Their time to be heard

Using technology to empower children with disabilities

Images by ONE FOR THE WALL
 

Chau

Tom Chau (PhD ’98) is the vice-president and director of research at Bloorview Research Institute at Holland Bloorview Kids Rehabilitation Hospital in Toronto. 

When young children say their first words, it’s not uncommon for excited parents to reach for a journal and pencil in those utterances for posterity.

Tom Chau (PhD ’98) keeps a first words log too, but for other people’s kids – many of whom are middle graders, high school students or even young adults.

Leading a team of 20, he researches and creates technologies for children with complex disabilities who otherwise wouldn’t be able to communicate.

“From the child’s perspective, I just can’t imagine the frustration of having all those emotions, opinions and preferences locked inside your own body and never being able to get them out,” says Chau. 

 

If we can equip the children with the technology and the ability to advocate for themselves you know that would really speak volumes.

He recounts the first words said by one of his patients, who was finally able to communicate with the aid of the team’s vocal cord vibration switch, also known as The Hummingbird.
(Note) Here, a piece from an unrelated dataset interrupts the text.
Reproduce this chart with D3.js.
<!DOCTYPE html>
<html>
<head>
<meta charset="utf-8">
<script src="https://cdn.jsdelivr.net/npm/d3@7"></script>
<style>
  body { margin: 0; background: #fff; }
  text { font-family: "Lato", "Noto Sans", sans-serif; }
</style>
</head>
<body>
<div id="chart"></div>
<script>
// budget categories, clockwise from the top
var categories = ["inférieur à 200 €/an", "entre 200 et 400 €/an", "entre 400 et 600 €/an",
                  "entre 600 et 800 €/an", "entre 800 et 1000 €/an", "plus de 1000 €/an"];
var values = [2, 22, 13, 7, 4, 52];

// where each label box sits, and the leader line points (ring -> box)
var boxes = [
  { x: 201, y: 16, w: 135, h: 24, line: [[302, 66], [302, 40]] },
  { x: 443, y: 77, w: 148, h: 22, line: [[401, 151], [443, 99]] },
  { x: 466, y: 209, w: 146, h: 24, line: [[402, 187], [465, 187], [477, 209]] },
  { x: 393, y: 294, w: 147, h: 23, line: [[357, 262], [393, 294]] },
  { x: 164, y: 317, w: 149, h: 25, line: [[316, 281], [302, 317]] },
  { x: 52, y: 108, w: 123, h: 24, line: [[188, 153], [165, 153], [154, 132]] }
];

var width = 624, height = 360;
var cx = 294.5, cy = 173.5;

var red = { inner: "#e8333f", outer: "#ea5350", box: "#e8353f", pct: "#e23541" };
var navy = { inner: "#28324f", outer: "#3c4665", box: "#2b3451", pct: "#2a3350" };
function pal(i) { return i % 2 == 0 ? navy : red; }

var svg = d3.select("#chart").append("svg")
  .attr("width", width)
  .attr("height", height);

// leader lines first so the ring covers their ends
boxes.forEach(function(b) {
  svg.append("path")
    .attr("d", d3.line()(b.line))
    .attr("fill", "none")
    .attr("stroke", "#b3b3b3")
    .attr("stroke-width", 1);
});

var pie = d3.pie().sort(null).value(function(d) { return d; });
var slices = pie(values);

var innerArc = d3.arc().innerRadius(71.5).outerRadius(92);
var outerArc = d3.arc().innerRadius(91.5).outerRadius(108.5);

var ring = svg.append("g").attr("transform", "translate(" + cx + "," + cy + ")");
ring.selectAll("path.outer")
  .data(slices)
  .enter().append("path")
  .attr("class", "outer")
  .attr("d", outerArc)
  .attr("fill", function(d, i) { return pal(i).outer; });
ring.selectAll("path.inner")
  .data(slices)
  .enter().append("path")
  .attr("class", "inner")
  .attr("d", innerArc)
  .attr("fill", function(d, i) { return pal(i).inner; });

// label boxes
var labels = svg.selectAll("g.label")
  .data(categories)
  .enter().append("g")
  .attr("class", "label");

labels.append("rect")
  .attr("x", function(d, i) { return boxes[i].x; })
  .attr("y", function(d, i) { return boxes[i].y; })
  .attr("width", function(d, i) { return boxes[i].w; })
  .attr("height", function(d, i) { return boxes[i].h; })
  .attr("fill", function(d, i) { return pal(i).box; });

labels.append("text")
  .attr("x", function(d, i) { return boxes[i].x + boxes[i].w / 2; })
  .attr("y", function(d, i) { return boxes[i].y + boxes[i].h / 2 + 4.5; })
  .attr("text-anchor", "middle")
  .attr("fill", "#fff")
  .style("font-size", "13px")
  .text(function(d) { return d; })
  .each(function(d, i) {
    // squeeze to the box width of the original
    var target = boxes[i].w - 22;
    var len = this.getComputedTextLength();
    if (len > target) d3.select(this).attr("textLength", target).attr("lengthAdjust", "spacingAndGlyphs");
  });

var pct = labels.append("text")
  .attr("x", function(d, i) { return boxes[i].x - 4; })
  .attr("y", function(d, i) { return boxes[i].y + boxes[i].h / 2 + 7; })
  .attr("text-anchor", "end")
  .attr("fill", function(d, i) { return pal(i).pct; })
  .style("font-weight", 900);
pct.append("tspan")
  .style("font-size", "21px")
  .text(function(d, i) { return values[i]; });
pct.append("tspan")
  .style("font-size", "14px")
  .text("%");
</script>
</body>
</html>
The teen had never conversed independently. But sitting in front of an on-screen keyboard, and typing by humming, the boy wrote his first word: the name of his longtime educational assistant. Touched, she placed her head on his shoulder.

But the teen paused only for a moment before typing his next words: “Doom 3.” The video game he wanted to play.
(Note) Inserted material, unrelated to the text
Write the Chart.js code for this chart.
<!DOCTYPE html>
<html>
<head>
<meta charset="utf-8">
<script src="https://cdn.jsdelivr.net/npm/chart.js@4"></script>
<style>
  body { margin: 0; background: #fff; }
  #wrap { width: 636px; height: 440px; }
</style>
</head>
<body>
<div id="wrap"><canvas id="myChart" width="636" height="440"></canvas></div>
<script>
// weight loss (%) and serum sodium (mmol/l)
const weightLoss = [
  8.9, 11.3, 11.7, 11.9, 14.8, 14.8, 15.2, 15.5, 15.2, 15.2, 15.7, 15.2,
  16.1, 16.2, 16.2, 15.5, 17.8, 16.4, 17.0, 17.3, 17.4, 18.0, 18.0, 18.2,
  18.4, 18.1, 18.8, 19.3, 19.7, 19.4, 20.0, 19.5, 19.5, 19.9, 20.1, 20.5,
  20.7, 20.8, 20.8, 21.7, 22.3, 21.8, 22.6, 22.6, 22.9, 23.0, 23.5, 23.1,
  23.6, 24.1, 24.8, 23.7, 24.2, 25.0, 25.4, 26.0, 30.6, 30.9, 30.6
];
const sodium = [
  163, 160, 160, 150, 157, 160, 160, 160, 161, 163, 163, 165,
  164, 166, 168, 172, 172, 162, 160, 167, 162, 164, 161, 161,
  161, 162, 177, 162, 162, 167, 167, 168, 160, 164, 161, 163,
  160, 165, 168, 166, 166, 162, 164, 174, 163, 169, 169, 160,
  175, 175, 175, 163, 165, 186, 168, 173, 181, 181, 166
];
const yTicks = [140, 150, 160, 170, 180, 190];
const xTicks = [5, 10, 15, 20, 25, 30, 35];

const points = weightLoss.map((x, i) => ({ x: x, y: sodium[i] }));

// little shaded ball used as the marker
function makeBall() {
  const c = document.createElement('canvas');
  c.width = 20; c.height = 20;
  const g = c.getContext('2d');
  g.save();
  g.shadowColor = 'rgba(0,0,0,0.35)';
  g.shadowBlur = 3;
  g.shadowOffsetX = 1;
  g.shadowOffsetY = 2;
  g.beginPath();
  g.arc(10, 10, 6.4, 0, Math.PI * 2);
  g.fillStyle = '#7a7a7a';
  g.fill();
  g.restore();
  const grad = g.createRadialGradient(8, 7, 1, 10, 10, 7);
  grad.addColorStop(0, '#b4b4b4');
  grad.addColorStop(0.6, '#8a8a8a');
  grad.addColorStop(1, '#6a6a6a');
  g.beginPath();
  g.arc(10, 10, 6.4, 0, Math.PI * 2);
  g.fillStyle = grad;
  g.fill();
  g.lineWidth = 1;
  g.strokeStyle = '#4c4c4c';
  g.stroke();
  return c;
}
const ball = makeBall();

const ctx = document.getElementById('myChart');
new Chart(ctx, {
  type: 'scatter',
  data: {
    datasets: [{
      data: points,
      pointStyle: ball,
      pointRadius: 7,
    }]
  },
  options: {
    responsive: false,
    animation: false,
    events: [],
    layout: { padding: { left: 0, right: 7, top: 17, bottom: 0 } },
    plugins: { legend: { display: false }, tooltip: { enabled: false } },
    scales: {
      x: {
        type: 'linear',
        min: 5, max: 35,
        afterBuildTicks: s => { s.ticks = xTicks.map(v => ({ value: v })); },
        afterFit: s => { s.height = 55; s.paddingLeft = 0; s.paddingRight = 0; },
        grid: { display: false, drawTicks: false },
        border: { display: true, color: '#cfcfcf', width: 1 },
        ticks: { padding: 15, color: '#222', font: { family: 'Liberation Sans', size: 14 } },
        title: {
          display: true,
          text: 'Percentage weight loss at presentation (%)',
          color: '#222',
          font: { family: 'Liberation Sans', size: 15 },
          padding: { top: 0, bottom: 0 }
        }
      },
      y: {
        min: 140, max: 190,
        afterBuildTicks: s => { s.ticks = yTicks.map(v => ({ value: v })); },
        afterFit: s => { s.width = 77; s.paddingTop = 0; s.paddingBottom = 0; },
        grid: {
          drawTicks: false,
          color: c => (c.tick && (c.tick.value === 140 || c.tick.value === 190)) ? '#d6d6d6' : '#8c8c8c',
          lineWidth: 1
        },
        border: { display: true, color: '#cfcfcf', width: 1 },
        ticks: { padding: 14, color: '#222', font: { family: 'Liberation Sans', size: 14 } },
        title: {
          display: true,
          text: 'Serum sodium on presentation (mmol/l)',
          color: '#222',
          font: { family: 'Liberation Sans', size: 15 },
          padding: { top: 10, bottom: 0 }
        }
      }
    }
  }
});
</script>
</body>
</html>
“Unbelievable, right?” laughs Chau. “We always joke that here’s a typical adolescent. He’s completely got his priorities straight.”

maria and mother

Maria and her mother Elena Chukalovskaya. 

Chau believes technology will go a long way toward empowering children with disabilities. He says he imagines a day when non-verbal or severely impaired kids can go to Parliament Hill and advocate for their own rights.

“If we can equip the children with the technology and the ability to advocate for themselves,” he says, “you know that would really speak volumes.”